__Available data__.
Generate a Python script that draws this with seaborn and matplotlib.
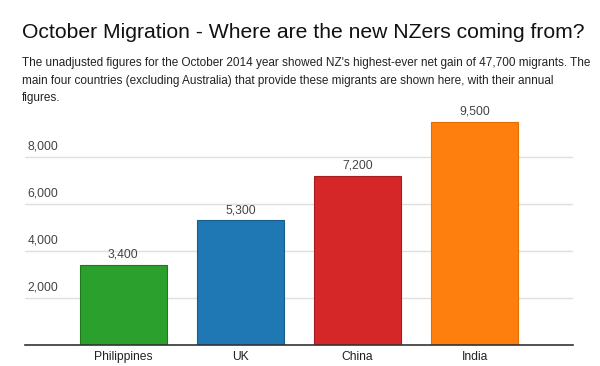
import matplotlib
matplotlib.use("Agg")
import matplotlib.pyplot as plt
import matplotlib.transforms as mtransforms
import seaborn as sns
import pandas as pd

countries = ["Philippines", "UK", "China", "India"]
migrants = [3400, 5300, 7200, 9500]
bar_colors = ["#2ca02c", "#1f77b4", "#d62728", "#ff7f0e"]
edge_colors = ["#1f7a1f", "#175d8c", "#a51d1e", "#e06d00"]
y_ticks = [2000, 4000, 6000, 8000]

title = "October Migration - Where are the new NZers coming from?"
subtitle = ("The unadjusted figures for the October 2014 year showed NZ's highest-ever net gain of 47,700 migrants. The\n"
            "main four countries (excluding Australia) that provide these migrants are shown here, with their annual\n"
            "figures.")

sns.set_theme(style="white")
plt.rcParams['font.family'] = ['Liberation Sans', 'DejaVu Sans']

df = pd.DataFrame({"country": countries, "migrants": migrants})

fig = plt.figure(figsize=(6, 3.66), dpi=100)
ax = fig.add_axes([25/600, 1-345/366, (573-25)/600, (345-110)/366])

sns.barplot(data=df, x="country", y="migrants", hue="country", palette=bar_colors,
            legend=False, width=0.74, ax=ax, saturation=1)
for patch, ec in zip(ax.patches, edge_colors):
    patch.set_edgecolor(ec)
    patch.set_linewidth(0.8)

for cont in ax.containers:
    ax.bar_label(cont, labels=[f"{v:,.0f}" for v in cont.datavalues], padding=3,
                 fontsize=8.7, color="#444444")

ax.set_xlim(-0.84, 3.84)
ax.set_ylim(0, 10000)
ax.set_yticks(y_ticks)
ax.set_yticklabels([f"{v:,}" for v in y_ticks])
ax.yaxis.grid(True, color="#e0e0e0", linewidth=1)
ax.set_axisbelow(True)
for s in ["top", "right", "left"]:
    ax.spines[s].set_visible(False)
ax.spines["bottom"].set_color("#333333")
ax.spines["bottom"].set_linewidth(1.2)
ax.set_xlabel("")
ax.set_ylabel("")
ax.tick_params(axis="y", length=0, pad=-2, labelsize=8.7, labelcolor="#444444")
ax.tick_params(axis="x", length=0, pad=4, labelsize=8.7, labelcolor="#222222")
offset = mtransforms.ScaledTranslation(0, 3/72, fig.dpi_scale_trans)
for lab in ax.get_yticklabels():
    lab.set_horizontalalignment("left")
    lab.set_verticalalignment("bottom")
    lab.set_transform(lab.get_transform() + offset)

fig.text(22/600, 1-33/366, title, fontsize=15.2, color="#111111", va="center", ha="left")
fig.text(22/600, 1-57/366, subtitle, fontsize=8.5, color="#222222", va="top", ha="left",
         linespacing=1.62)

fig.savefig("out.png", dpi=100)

__Required work__.
Return the material line for line, from its beginning to the line that contains "y_ticks = [2000, 4000, 6000, 8000]", with the pictures left out.

__The response__.
Generate a Python script that draws this with seaborn and matplotlib.
import matplotlib
matplotlib.use("Agg")
import matplotlib.pyplot as plt
import matplotlib.transforms as mtransforms
import seaborn as sns
import pandas as pd

countries = ["Philippines", "UK", "China", "India"]
migrants = [3400, 5300, 7200, 9500]
bar_colors = ["#2ca02c", "#1f77b4", "#d62728", "#ff7f0e"]
edge_colors = ["#1f7a1f", "#175d8c", "#a51d1e", "#e06d00"]
y_ticks = [2000, 4000, 6000, 8000]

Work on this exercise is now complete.